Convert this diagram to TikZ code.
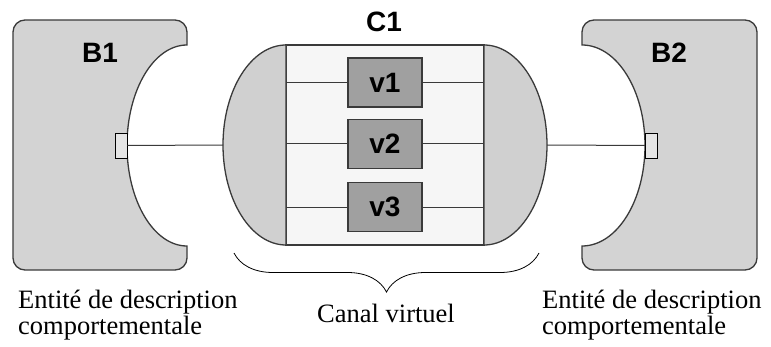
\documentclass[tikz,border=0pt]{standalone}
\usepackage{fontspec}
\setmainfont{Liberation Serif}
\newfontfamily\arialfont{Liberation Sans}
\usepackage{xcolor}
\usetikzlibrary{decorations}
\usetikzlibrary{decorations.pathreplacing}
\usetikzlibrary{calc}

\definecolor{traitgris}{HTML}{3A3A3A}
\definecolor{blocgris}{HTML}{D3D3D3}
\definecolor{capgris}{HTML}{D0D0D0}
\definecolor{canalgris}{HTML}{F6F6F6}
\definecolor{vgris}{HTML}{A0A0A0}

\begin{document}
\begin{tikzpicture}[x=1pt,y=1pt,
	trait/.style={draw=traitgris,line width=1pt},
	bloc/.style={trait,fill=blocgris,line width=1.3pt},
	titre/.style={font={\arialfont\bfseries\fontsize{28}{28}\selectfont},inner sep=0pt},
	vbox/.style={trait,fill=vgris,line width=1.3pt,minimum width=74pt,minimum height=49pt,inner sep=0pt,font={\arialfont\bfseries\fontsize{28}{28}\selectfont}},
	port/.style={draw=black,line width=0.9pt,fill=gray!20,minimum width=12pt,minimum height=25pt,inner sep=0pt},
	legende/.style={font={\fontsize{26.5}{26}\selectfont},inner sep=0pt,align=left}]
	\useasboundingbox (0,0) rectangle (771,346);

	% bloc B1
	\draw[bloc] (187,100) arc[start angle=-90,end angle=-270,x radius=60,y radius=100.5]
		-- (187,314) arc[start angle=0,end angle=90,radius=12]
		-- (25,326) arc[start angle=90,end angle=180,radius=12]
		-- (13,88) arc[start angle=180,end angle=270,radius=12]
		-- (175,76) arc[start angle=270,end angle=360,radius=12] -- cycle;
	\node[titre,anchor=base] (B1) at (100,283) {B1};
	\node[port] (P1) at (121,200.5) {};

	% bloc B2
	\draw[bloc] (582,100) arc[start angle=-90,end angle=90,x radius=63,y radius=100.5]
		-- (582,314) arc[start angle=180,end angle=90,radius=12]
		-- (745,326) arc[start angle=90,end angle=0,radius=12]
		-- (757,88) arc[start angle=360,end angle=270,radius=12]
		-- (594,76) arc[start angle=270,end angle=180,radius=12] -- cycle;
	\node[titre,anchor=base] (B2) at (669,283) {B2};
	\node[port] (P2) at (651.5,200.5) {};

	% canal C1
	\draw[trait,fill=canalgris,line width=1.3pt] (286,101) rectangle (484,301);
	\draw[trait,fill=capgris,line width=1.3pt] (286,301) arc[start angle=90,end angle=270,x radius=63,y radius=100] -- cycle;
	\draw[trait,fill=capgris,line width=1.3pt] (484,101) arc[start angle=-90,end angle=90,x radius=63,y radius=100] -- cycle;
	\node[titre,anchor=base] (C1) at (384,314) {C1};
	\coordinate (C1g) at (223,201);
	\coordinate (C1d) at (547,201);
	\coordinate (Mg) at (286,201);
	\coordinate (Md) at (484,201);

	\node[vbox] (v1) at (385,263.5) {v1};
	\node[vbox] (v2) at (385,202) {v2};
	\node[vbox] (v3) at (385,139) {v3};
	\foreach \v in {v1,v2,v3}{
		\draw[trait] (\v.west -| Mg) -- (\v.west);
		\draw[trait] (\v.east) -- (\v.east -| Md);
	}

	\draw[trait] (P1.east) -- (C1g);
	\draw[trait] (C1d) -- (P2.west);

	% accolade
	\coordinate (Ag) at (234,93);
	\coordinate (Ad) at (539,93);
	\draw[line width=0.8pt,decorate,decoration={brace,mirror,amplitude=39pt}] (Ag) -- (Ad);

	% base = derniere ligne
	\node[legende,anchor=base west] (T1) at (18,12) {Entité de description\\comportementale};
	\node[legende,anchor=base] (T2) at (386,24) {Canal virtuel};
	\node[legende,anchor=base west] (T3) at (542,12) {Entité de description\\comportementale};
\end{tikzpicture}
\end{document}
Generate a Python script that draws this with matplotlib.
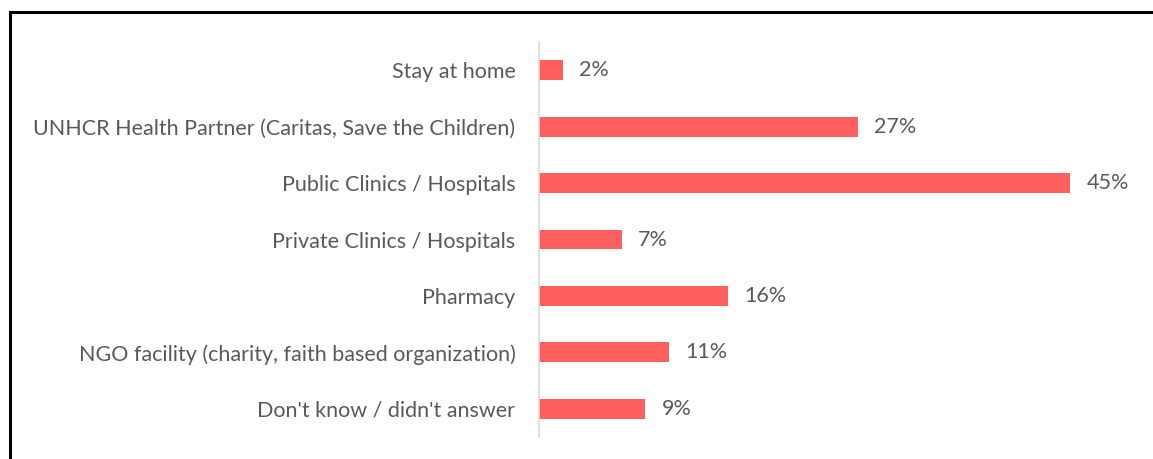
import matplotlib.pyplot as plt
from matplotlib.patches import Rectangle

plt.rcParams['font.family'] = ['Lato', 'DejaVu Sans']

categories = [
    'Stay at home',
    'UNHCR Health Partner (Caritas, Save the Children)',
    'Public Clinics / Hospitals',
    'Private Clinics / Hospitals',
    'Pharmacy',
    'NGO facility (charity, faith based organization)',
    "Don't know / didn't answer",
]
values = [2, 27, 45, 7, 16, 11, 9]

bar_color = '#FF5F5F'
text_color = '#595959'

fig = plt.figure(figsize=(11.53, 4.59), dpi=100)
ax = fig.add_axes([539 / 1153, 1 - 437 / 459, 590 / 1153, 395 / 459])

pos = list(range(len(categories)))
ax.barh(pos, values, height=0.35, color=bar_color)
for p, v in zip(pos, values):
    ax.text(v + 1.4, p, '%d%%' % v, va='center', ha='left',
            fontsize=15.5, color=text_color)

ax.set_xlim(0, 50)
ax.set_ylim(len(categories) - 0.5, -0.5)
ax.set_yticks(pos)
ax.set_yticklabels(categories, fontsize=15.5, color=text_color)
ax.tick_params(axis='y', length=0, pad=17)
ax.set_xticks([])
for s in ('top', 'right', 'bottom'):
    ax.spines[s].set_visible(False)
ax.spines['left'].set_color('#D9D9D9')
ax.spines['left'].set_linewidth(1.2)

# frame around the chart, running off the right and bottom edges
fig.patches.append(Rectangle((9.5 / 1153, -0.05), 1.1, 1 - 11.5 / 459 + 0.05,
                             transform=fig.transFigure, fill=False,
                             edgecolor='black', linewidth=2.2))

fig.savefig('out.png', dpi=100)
—————
PROBLEM TO SOLVE :: Look above and copy only the lines from the one holding "Generate a Python" to the one holding "text_color = '#595959'", both included, exactly, minus the pictures.

COMPLETED EXERCISE ::
Generate a Python script that draws this with matplotlib.
import matplotlib.pyplot as plt
from matplotlib.patches import Rectangle

plt.rcParams['font.family'] = ['Lato', 'DejaVu Sans']

categories = [
    'Stay at home',
    'UNHCR Health Partner (Caritas, Save the Children)',
    'Public Clinics / Hospitals',
    'Private Clinics / Hospitals',
    'Pharmacy',
    'NGO facility (charity, faith based organization)',
    "Don't know / didn't answer",
]
values = [2, 27, 45, 7, 16, 11, 9]

bar_color = '#FF5F5F'
text_color = '#595959'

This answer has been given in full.